ASK DR. BOLI.

Edmund Spenser, whose touching tribute to his former teacher is often quoted.

Dear Dr. Boli: What’s all this I hear about “Dan Chaucer, well of English undefyled”? I thought his name was Jeff. —Sincerely, W. W. Skeat.

Dear Sir: You are thinking of the poet Geoffrey Chaucer, who died in 1400. Daniel Chaucer taught creative writing at the Merchant Taylors’ School in London in the middle 1500s. He was reputed to be rather pedantic on questions of English usage.

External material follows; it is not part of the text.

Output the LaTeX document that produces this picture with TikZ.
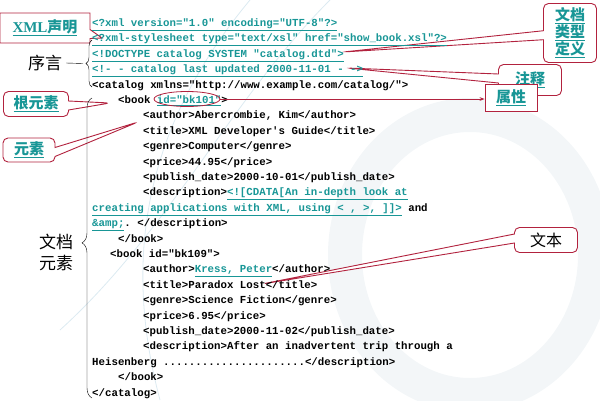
\documentclass[tikz,border=0pt]{standalone}
\usepackage{fontspec}
\setmainfont{Liberation Serif}
\setmonofont{Liberation Mono}
\newfontfamily\cjk{Noto Sans CJK SC}
\usetikzlibrary{shapes.geometric,shapes.callouts,decorations.pathreplacing,arrows.meta}

\definecolor{linkteal}{RGB}{24,150,150}
\definecolor{tagred}{RGB}{178,34,62}
\definecolor{swirlgray}{RGB}{243,246,248}
\definecolor{swirlblue}{RGB}{220,234,241}

\newcommand{\lnk}[1]{{\color{linkteal}\underline{#1}}}

\tikzset{
  code/.style={anchor=base west, inner sep=0pt, font=\ttfamily\bfseries\fontsize{10.75}{13}\selectfont},
  tag/.style={rectangle callout, draw=tagred, line width=0.9pt, fill=white, rounded corners=5pt,
    callout pointer width=9pt, text=linkteal, inner sep=0pt, font=\cjk\bfseries\fontsize{15}{17}\selectfont},
  side/.style={inner sep=0pt, align=center, font=\cjk\fontsize{17}{21}\selectfont},
}

\begin{document}
\begin{tikzpicture}[x=1pt,y=-1pt]
  \useasboundingbox (0,0) rectangle (600,400);
  % faint background swirl
  \draw[swirlgray, line width=34pt] (470,255) ellipse (125 and 140);
  \draw[swirlblue, line width=0.8pt] (250,0) .. controls (150,120) and (120,250) .. (160,400);
  \draw[swirlblue, line width=0.8pt] (330,0) .. controls (230,100) and (170,230) .. (60,330);

  % callouts
  \coordinate (tipDecl) at (102,38);
  \coordinate (tipRoot) at (110,103);
  \coordinate (tipElem) at (138,122);
  \coordinate (tipDtd) at (343,52);
  \coordinate (tipCmt) at (347,68);
  \coordinate (tipTxt) at (262,284);
  \node[tag, rounded corners=0pt, callout absolute pointer={(tipDecl)}, minimum width=90pt, minimum height=30pt] (decl) at (45,28) {\underline{{\rmfamily XML}声明}};
  \node[tag, callout absolute pointer={(tipRoot)}, minimum width=65pt, minimum height=25pt] (root) at (36,104) {\underline{根元素}};
  \node[tag, callout absolute pointer={(tipElem)}, minimum width=52pt, minimum height=24pt] (elem) at (29,150) {\underline{元素}};
  \node[tag, callout absolute pointer={(tipDtd)}, minimum width=53pt, minimum height=59pt, align=center] (dtd) at (570,33) {\underline{文档}\\\underline{类型}\\\underline{定义}};
  \node[tag, callout absolute pointer={(tipCmt)}, minimum width=63pt, minimum height=31pt] (cmt) at (530,80) {\underline{注释}};
  \node[draw=tagred, line width=0.9pt, fill=white, minimum width=52pt, minimum height=27pt, inner sep=0pt, text=linkteal, font=\cjk\bfseries\fontsize{15}{17}\selectfont] (attr) at (511,98) {\underline{属性}};
  \node[tag, text=black, font=\cjk\fontsize{16}{18}\selectfont, callout absolute pointer={(tipTxt)}, minimum width=63pt, minimum height=25pt] (txt) at (546,240) {文本};

  % code lines
  \node[code] (l1) at (92,26.5) {\lnk{<?xml version="1.0" encoding="UTF-8"?>}};
  \node[code] (l2) at (92,41.9) {\lnk{<?xml-stylesheet type="text/xsl" href="show\_book.xsl"?>}};
  \node[code] (l3) at (92,57.3) {\lnk{<!DOCTYPE catalog SYSTEM "catalog.dtd">}};
  \node[code] (l4) at (92,72.7) {\lnk{<!- - catalog last updated 2000-11-01 - ->}};
  \node[code] (l5) at (92,88.1) {<catalog xmlns="http://www.example.com/catalog/">};
  \node[code] (l6) at (118,103.5) {<book \lnk{id="bk101"}>};
  \node[code] (l7) at (143,118.9) {<author>Abercrombie, Kim</author>};
  \node[code] (l8) at (143,134.3) {<title>XML Developer's Guide</title>};
  \node[code] (l9) at (143,149.7) {<genre>Computer</genre>};
  \node[code] (l10) at (143,165.1) {<price>44.95</price>};
  \node[code] (l11) at (143,180.5) {<publish\_date>2000-10-01</publish\_date>};
  \node[code] (l12) at (143,195.9) {<description>\lnk{<![CDATA[An in-depth look at}};
  \node[code] (l13) at (92,211.3) {\lnk{creating applications with XML, using < , >, ]]>} and};
  \node[code] (l14) at (92,226.7) {\lnk{\&amp;}. </description>};
  \node[code] (l15) at (118,242.1) {</book>};
  \node[code] (l16) at (110,257.5) {<book id="bk109">};
  \node[code] (l17) at (143,272.9) {<author>\lnk{Kress, Peter}</author>};
  \node[code] (l18) at (143,288.3) {<title>Paradox Lost</title>};
  \node[code] (l19) at (143,303.7) {<genre>Science Fiction</genre>};
  \node[code] (l20) at (143,319.1) {<price>6.95</price>};
  \node[code] (l21) at (143,334.5) {<publish\_date>2000-11-02</publish\_date>};
  \node[code] (l22) at (143,349.9) {<description>After an inadvertent trip through a};
  \node[code] (l23) at (92,365.3) {Heisenberg ......................</description>};
  \node[code] (l24) at (118,380.7) {</book>};
  \node[code] (l25) at (92,396.1) {</catalog>};

  % attribute ring
  \node[ellipse, draw=tagred, line width=0.8pt, minimum width=66pt, minimum height=15pt, inner sep=0pt] (idring) at (187,99) {};
  \draw[tagred, line width=0.8pt, -{Stealth[length=5pt]}] (idring.east) -- (attr.west |- idring.east);

  % side labels with braces
  \node[side] (prolog) at (45,63) {序言};
  \node[side] (docel) at (56,252) {文档\\元素};
  \draw[decorate, decoration={brace, amplitude=6pt}] (92,87) -- (92,40);
  \coordinate (prologtip) at (83,63.5);
  \draw (prolog.east) ++(4,0) -- (prologtip);
  \draw[decorate, decoration={brace, amplitude=10pt, aspect=0.517}] (92,398) -- (92,98);
\end{tikzpicture}
\end{document}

This article is printed in honor of the four hundredth birthday of Dr. Boli’s folio copy of Spenser’s works. When a book reaches the four-century mark, Dr. Boli believes it has earned a birthday tribute.

Comments

  1. Did Edmund Spenser have ear mites at the time of his sitting for the portrait?

    • Lice having gone out of fashion after that whole Black Death thing, by Spenser’s day, ear mites had replaced them as the trendiest of body vermin, and no fashionable gentleman would DREAM of sitting for an official portrait without at least one ear well stuffed with arthropod parasites. Of course, the humble ones would stuff the ear turned away from the painter. Sadly, neither my eyesight nor my screen resolution is up to determining which category Mr. Spenser fell into.

      Today, of course, ear mites have also fallen out of fashion, and these days it’s all about the eyelash mites.

  2. C. Simon says:

    “And therein were a thousand tongs empight,
    Of sundry kindes, and sundry quality;
    Some were of dogs, that barked day and night,
    And some of cats, that wrawling still did cry,
    And some of Beares, that groynd continually,
    And some of Tygres, that did seeme to gren,
    And snar at all, that euer passed by:
    But most of them were tongues of mortall men,
    Which spake reprochfully, not caring where nor when.”

    The Blatant Beast… as true today as when those lines were penned.